To help change this, my friend and former colleague Bryony Gordon has set up Mental Health Mates, a walking group in the UK for people with mental health issues. This fall, I’m setting up the organization’s first New York branch. We’ll meet at the steps of the Brooklyn Public Library by Prospect Park at 10:30am on the 25th of September. It’s not therapy, there won’t be professional advice, and those who come don’t have to talk about their problems—although of course they’re welcome to do so.
I love this group exactly because it isn’t formal or clinical. Professional treatment is an absolutely necessary and proper response to a mental illness diagnosis. Thankfully, the stigma has faded enough that most people now recognize that. But mental health doesn’t have to be a secret locked behind a doctor’s door. Indeed, Gordon’s second book, on her struggles with OCD, explores just how normal it is to be weird.
She says she started Mental Health Mates after hearing an old interview with the novelist Carson McCullers (who later died due to alcoholism) talking about how she felt like everyone was part of a “we” except for her. “I thought, ‘You were wrong, you were part of a we, you just didn’t know it,’” says Gordon.
Rationally, I understand that many people, including friends and colleagues, are quietly living and dealing with mental health issues. But during the two, thankfully brief, periods when I had depression, I forgot. I didn’t feel confident enough to talk about it until I was better. And yet when I did, nearly all of my friends told me that they too had experienced some period of mental illness.

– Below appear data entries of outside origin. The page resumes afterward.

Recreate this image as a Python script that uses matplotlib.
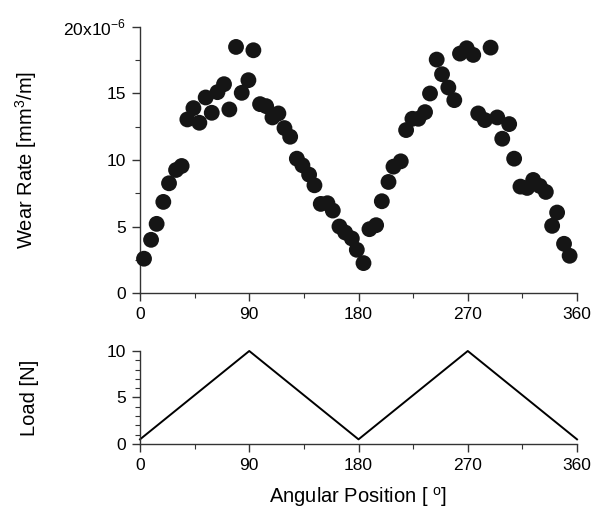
import numpy as np
import matplotlib
matplotlib.use("Agg")
import matplotlib.pyplot as plt
from matplotlib.ticker import MultipleLocator

plt.rcParams["font.family"] = ["Liberation Sans", "DejaVu Sans"]

# Wear rate vs angular position (values in 1e-6 mm^3/m)
angle = [3.3, 9.1, 13.7, 19.2, 23.9, 29.7, 34.3, 39.0, 44.0, 48.9,
         54.1, 59.1, 63.8, 69.2, 73.6, 79.1, 83.8, 89.3, 93.4, 98.9,
         103.9, 109.1, 114.0, 119.0, 123.7, 129.2, 133.8, 139.3, 143.7, 148.9,
         154.4, 158.8, 164.3, 169.0, 174.5, 178.6, 184.1, 189.0, 194.5, 199.2,
         204.7, 208.8, 214.8, 219.2, 224.4, 229.3, 234.8, 238.9, 244.4, 248.8,
         254.0, 258.9, 263.6, 269.1, 274.5, 278.6, 284.1, 288.8, 294.3, 298.4,
         304.1, 308.2, 313.4, 318.9, 323.9, 329.3, 334.3, 339.5, 343.6, 349.3,
         353.9]
wear = [2.58, 4.0, 5.2, 6.85, 8.25, 9.25, 9.55, 13.05, 13.9, 12.8,
        14.7, 13.55, 15.1, 15.7, 13.8, 18.5, 15.05, 16.0, 18.25, 14.2,
        14.05, 13.2, 13.5, 12.4, 11.75, 10.1, 9.6, 8.9, 8.1, 6.7,
        6.75, 6.2, 5.0, 4.55, 4.1, 3.25, 2.25, 4.8, 5.1, 6.9,
        8.35, 9.5, 9.9, 12.25, 13.1, 13.1, 13.6, 15.0, 17.55, 16.45,
        15.45, 14.5, 18.0, 18.4, 17.9, 13.5, 13.0, 18.45, 13.2, 11.6,
        12.7, 10.1, 8.0, 7.9, 8.5, 8.05, 7.6, 5.05, 6.05, 3.7,
        2.8]

# Applied load profile
load_angle = [0, 90, 180, 270, 360]
load = [0.5, 10, 0.5, 10, 0.5]

fig = plt.figure(figsize=(5.92, 5.13), dpi=100)
ax1 = fig.add_axes([0.2365, 0.4288, 0.7382, 0.5186])
ax2 = fig.add_axes([0.2365, 0.1345, 0.7382, 0.1813])

spine_color = "#333333"

# Wear rate
ax1.scatter(angle, wear, s=130, color="#151515", edgecolors="none", zorder=3,
            clip_on=False)
ax1.set_xlim(0, 360)
ax1.set_ylim(0, 20)
ax1.set_xticks([0, 90, 180, 270, 360])
ax1.set_yticks([0, 5, 10, 15, 20])
ax1.set_yticklabels(["0", "5", "10", "15", "20x10$^{\\mathregular{-6}}$"])
ax1.xaxis.set_minor_locator(MultipleLocator(45))
ax1.yaxis.set_minor_locator(MultipleLocator(2.5))
ax1.set_ylabel("Wear Rate [mm$^{\\mathregular{3}}$/m]", fontsize=14.5)

# Load
ax2.plot(load_angle, load, color="black", lw=1.4, clip_on=False)
ax2.set_xlim(0, 360)
ax2.set_ylim(0, 10)
ax2.set_xticks([0, 90, 180, 270, 360])
ax2.set_yticks([0, 5, 10])
ax2.xaxis.set_minor_locator(MultipleLocator(45))
ax2.yaxis.set_minor_locator(MultipleLocator(1))
ax2.set_ylabel("Load [N]", fontsize=14.5)
ax2.set_xlabel("Angular Position [ $^{\\mathregular{o}}$]", fontsize=14.5, labelpad=9)

for ax in (ax1, ax2):
    ax.spines["top"].set_visible(False)
    ax.spines["right"].set_visible(False)
    for side in ("left", "bottom"):
        ax.spines[side].set_color(spine_color)
        ax.spines[side].set_linewidth(1.0)
    ax.tick_params(which="major", length=6, width=1.0, color=spine_color,
                   labelsize=12.5, pad=4)
    ax.tick_params(which="minor", length=3.5, width=0.8, color=spine_color)
    ax.yaxis.set_label_coords(-0.23, 0.5)

plt.savefig("out.png", dpi=100)
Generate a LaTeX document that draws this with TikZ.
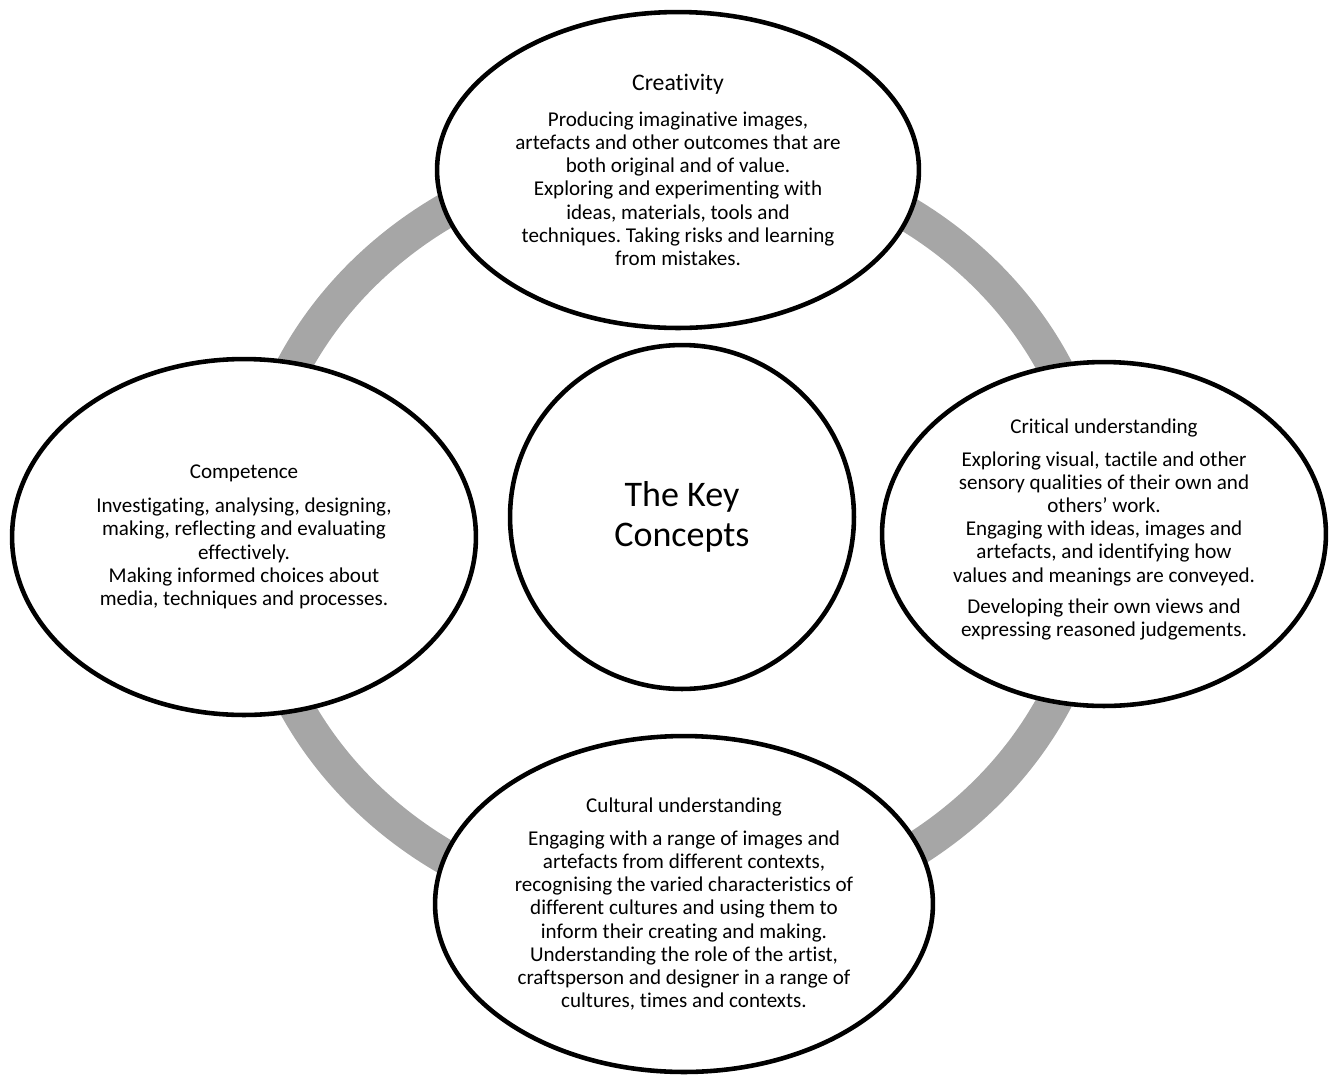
\documentclass[tikz,border=0pt]{standalone}
\usepackage{fontspec}
\setmainfont{Carlito}[Ligatures=NoCommon]
\usetikzlibrary{shapes.geometric}
\definecolor{ringgray}{RGB}{166,166,166}
\frenchspacing

\begin{document}
\begin{tikzpicture}[x=0.02cm, y=-0.02cm,
    concept/.style={ellipse, draw, line width=2.6pt, fill=white, inner sep=0pt,
        align=center, font=\fontsize{12}{13.2}\selectfont}]
    % Page size
    \useasboundingbox (0,0) rectangle (1330,1076);

    % Grey ring behind the ellipses
    \coordinate (ring) at (674,534);
    \draw[ringgray, line width=19.8pt] (ring) ellipse [x radius=8.46cm, y radius=7.68cm];

    % Top
    \node[concept, minimum width=9.64cm, minimum height=6.32cm] (creativity) at (678,170) {%
        {\fontsize{13.5}{14}\selectfont Creativity}\\[7pt]
        Producing imaginative images,\\
        artefacts and other outcomes that are\\
        both original and of value.\hspace*{10pt}\\
        Exploring and experimenting with\\
        ideas, materials, tools and\\
        techniques. Taking risks and learning\\
        from mistakes.};

    % Left
    \node[concept, minimum width=9.28cm, minimum height=7.12cm] (competence) at (244,537) {%
        Competence\\[6pt]
        Investigating, analysing, designing,\\
        making, reflecting and evaluating\\
        effectively.\hspace*{21pt}\\
        Making informed choices about\\
        media, techniques and processes.};

    % Right
    \node[concept, minimum width=8.88cm, minimum height=6.88cm] (critical) at (1104,534) {%
        Critical understanding\\[5.5pt]
        Exploring visual, tactile and other\\
        sensory qualities of their own and\\
        others’ work.\\
        Engaging with ideas, images and\\
        artefacts, and identifying how\\
        values and meanings are conveyed.\\[4.8pt]
        Developing their own views and\\
        expressing reasoned judgements.\\[-6pt]\mbox{}};

    % Bottom
    \node[concept, minimum width=9.96cm, minimum height=6.72cm] (cultural) at (684,904) {%
        Cultural understanding\\[5.5pt]
        Engaging with a range of images and\\
        artefacts from different contexts,\\
        recognising the varied characteristics of\\
        different cultures and using them to\\
        inform their creating and making.\\
        Understanding the role of the artist,\\
        craftsperson and designer in a range of\\
        cultures, times and contexts.};

    % Centre
    \node[concept, circle, minimum size=6.88cm, font=\fontsize{20.5}{22.7}\selectfont] (key) at (682,517)
        {The Key\\Concepts};
\end{tikzpicture}
\end{document}
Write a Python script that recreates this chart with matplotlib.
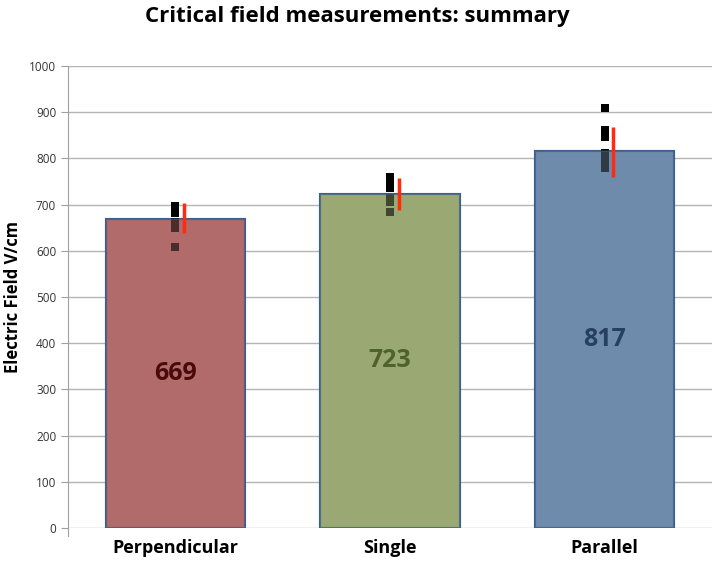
import numpy as np
import matplotlib.pyplot as plt

# values
categories = ["Perpendicular", "Single", "Parallel"]
means = [669, 723, 817]
err_lo = [638, 688, 760]
err_hi = [703, 758, 868]
pts_perp = [697, 682, 662, 649, 608]
pts_single = [760, 749, 736, 714, 706, 684]
pts_parallel = [909, 861, 846, 812, 801, 790, 779]
points = [pts_perp, pts_single, pts_parallel]

bar_colors = ["#B06B6A", "#9AA973", "#6E8BAB"]
label_colors = ["#4A0A0A", "#4F6228", "#254061"]
edge_color = "#3C5E8C"

plt.rcParams['font.family'] = ['Open Sans', 'DejaVu Sans']

fig = plt.figure(figsize=(7.14, 5.75), dpi=100)
ax = fig.add_axes([68 / 714, 47 / 575, 644 / 714, 462 / 575])

x = np.arange(len(categories))
ax.bar(x, means, width=0.65, color=bar_colors, edgecolor=edge_color, linewidth=1.5, zorder=2)

# scattered measurements (black), then a translucent copy of the bars so points inside look tinted
for i, p in enumerate(points):
    ax.scatter(np.full(len(p), x[i]), p, marker='s', s=26, color='black', zorder=3, linewidths=0)
ax.bar(x, means, width=0.65, color=bar_colors, alpha=0.42, edgecolor=edge_color, linewidth=1.5, zorder=4)

# red spread bars just right of the points
for i in range(len(categories)):
    ax.plot([x[i] + 0.04, x[i] + 0.04], [err_lo[i], err_hi[i]], color='#FF2A10', lw=2.5,
            solid_capstyle='butt', zorder=5)

for i, m in enumerate(means):
    ax.text(x[i], m / 2, str(m), ha='center', va='center', fontsize=18, fontweight='bold',
            color=label_colors[i], zorder=6)

ax.set_xlim(-0.5, 2.5)
ax.set_ylim(0, 1000)
ax.set_yticks(range(0, 1001, 100))
ax.yaxis.grid(True, color='#B4B4B4', lw=1)
ax.set_axisbelow(True)
for s in ['top', 'right', 'bottom']:
    ax.spines[s].set_visible(False)
ax.spines['left'].set_color('#A0A0A0')
ax.spines['left'].set_bounds(-18, 1000)
ax.tick_params(axis='y', direction='out', length=5, color='#A0A0A0', labelsize=8.5, labelcolor='#333333')
ax.set_xticks(x)
ax.set_xticklabels(categories, fontsize=13, fontweight='bold')
ax.tick_params(axis='x', length=0, pad=8)

ax.set_ylabel("Electric Field V/cm", fontsize=12, fontweight='bold')
ax.yaxis.set_label_coords(-0.072, 0.5)
fig.suptitle("Critical field measurements: summary", fontsize=16, fontweight='bold', y=0.99)

plt.savefig("out.png", dpi=100)
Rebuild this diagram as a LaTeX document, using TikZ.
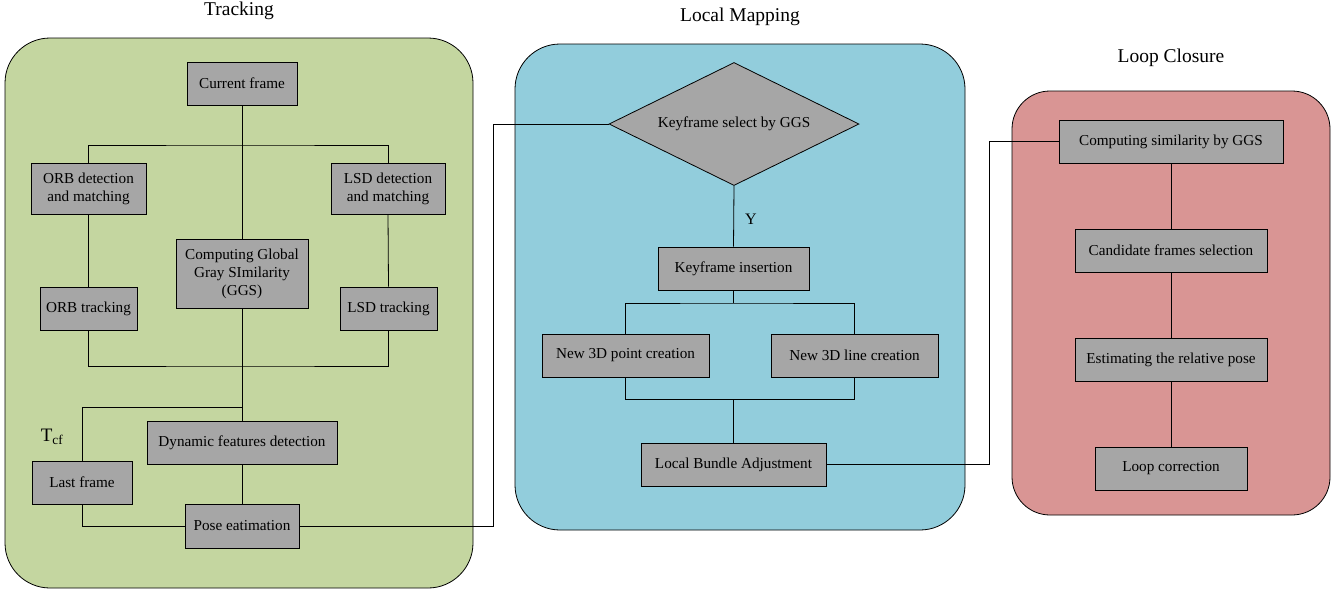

Fostering this sense of a shared identity is important. The internet can be a useful tool, and there are many online support groups and forums for those looking to connect and talk. But this virtual openness hasn’t yet translated into openness in everyday life. Chris Barker is a professor of clinical psychology at University College London and a researcher who specializes in the benefits of both professional and non-professional psychological support. He notes that online support groups “can be very anonymous” and many members “feel a bit lost.”
In contrast, the social aspects of in-person relationships can provide real benefits. Seeing others with mental health issues creates a powerful sense of community. “There is de-stigmatization, there is empowerment, people feel less ashamed and embarrassed about their condition and feel stronger generally,” he says. “It normalizes their own problems to know other people feel similarly.”